The Army has obligated $10 billion of $17 billon of funding appropriated by Congress for this fiscal year for replacement and repair of equipment used in Afghanistan and Iraq, Schoomaker told the lawmakers.
"We have received considerable support from this committee and the Congress to increase the readiness of our Army," he said. Consequently, U.S. Soldiers deployed to combat terrorists in Afghanistan and Iraq are the best equipped, best trained and best led ever, he said.
Yet, the Army is now wrestling with the task of rebuilding its stateside forces while supporting those stationed overseas, Schoomaker said.
"The immediate challenge lies with the readiness of the non-deployed forces," Schoomaker said, noting the Army needs Congress's support to address issues critical to maintaining the Army's overall readiness to respond decisively to potential contingencies.
Schoomaker praised President Bush's recommendation to increase the size of the Army by about 65,000 soldiers. That initiative, he said, recognizes the necessity to boost the Army's ranks during wartime when the all-volunteer force is being challenged with multiple commitments across the globe.
"Our goal is to provide a continuous supply of 20 to 21 brigade combat teams to meet global commitments," Schoomaker explained. "We remain committed to generating all-cohesive units that are fully manned, trained and equipped that are fully ready for the challenges they will face."
The plus-up will require a national commitment to provide and sustain the resources required to reset the Army in a balanced, coordinated fashion, while providing for the needs of soldiers and their families, Schoomaker said.
Also, the Army's active, reserve and National Guard components must be made ready to deploy together at any time, Schoomaker said. Defense Secretary Robert M. Gates's recent announcements about changing reserve components' mobilization policies to reflect this goal are essential, the general said.
"Our reserve components comprise 55 percent of our Army's capabilities," Schoomaker said. "We must fully enable them to perform their new role as an integral part of our operational deployable force."
The Army is working to rapidly implement those changes and will need Congress's continued support while doing so, Schoomaker said.
Schoomaker reiterated that the Army is well ahead of using the $17 billion in force-reset funding for fiscal year 2007. He anticipated that refurbishing funding requirements for next fiscal year will total $13.5 billion.
That figure should increase, he added, when overseas forces are bulked up and the overall size of the Army is increased.
"Because the replacement of equipment can take up to three years following the commitment of funds, we seek to make this funding available to use as soon as possible," Schoomaker said. "To overcome the unprecedented stress being placed on our equipment today, reset funding will be required for a minimum of two to three years beyond the duration of the current conflict."
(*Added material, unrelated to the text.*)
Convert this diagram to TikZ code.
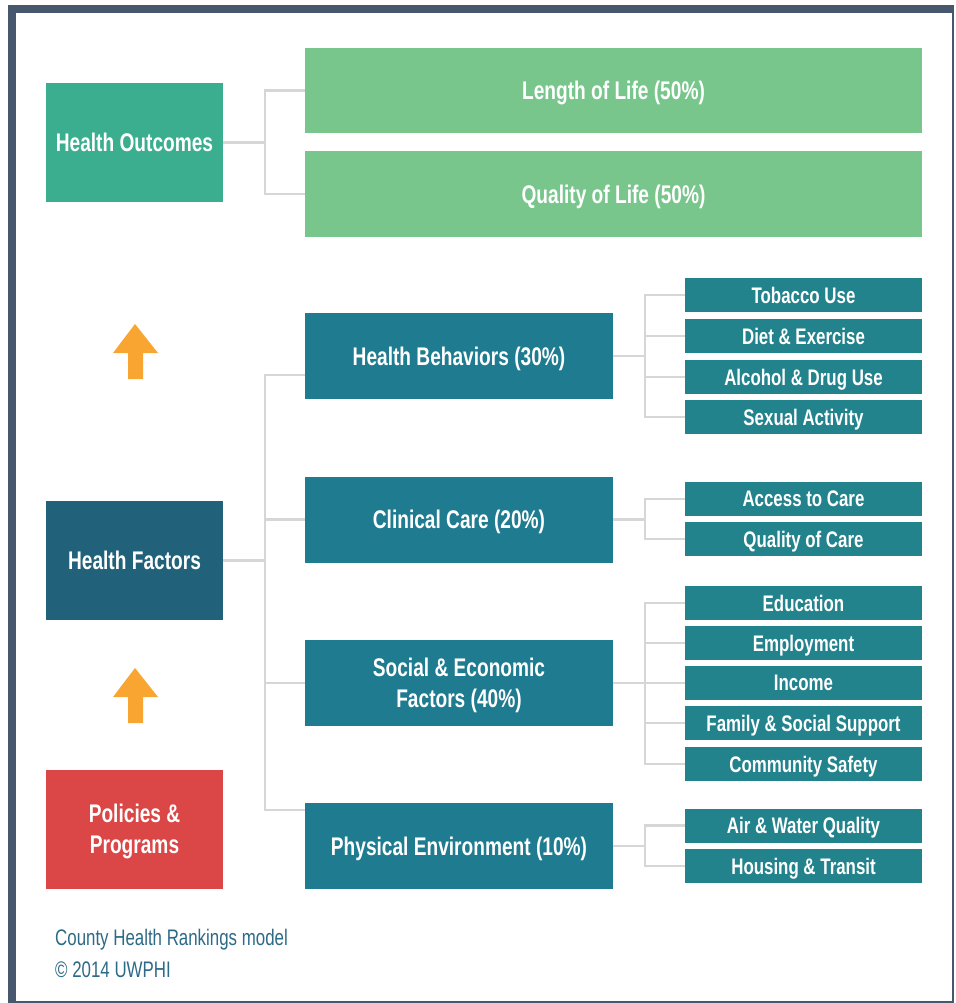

Years of under-funding experienced during the years prior to the war against terrorism created a $100 billion shortfall in Army investment accounts, Schoomaker said. Today, a $56 billion shortage remains in funding to replace or repair worn out equipment, he said.
Schoomaker said the funding shortage has caused the Army to take equipment from non-deployed units and provide it to units sent overseas. This practice "increases risk for our next-to-deploy units and limits our ability to respond to emerging strategic contingencies," he said.
Conway noted his Marines' spirits remain high despite repeated deployments.
"Though the troops in the operating forces are being pushed hard by the operational tempo and the frequency of deployments, morale has never been higher, because they believe they are making a difference," Conway said.
The Marines are grateful for the support of the U.S. government and the American people, Conway said. Marines also appreciate the receipt of better-armored vehicles, force adjustments made to better balance deployment cycles, and President Bush's recommendation to increase the size of the Corps by about 27,000 troops.
"The recently proposed increase in our end strength to 202,000 active-duty Marines will go a long way towards reducing the strain, both on the individual and the institution," Conway said. If the plus-up is approved by Congress, he said, the Marine Corps plans to increase its number by about 5,000 troops annually.
The Corps now is making plans for increased recruiting and retention, Conway said.
"We'll need the continued support of Congress for enlistment bonuses and other programs such as advertising, which will be essential for us to continue meeting these growth challenges," Conway said.